Antonia Ellerbrock: An Efficient Algorithm for Minimizing Ordered Norms in Fractional Load Balancing

We study the problem of minimizing an ordered norm of a load vector over d resources, where n customers contribute to the load of each resource with a solution from a customer-specific convex set. We devise an efficient randomized (1+ε)-approximate algorithm. With high probability, it calls given oracles that minimize linear functions (with non-negative coefficients) over the customer sets only linearly often (in n and d; up to log-factors). In the worst case, we are slower by a factor of n.

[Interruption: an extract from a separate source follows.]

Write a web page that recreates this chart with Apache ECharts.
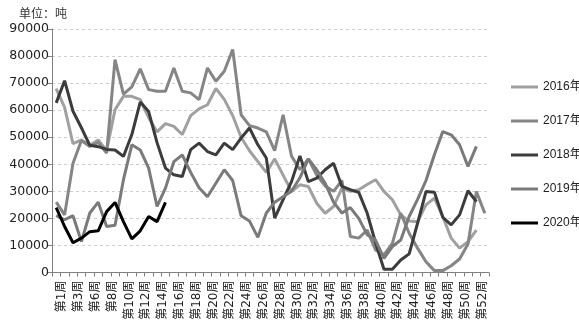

While this result has been known for the maximum norm via the Multiplicative Weight Update method, existing proof techniques do not extend to arbitrary ordered norms. To close this gap, we need new techniques such as dynamic cost budgets per customer, which evolve throughout the algorithm and determine the allowed step sizes towards the final solution. The order in which we call our single-customer oracles to find the next partial solution is determined by non-uniform sampling. We can guarantee sufficient expected progress and bound the total number of oracle calls linearly (up to log-factors) with high probability.

Our algorithm uses a resource price mechanism motivated by the follow-the-regularized-leader paradigm, and expressed by smooth approximations of ordered norms. We need and show that these have non-trivial stability properties, which may be of independent interest.

This is joint work with Daniel Blankenburg, Thomas Kesselheim, and Jens Vygen.

 

André Nusser: Lower bounds in computational geometry

In this talk we consider a diverse set of lower bounds for problems in computational geometry. To that end, we briefly review some core conjectures in fine-grained complexity theory and then show elegant reductions to fundamental problems in computational geometry, explaining their intricacy. We then turn to an unconditional lower bound for the union volume estimation problem, proving tightness of a classical sampling algorithm by Karp, Luby, and Madras for this problem.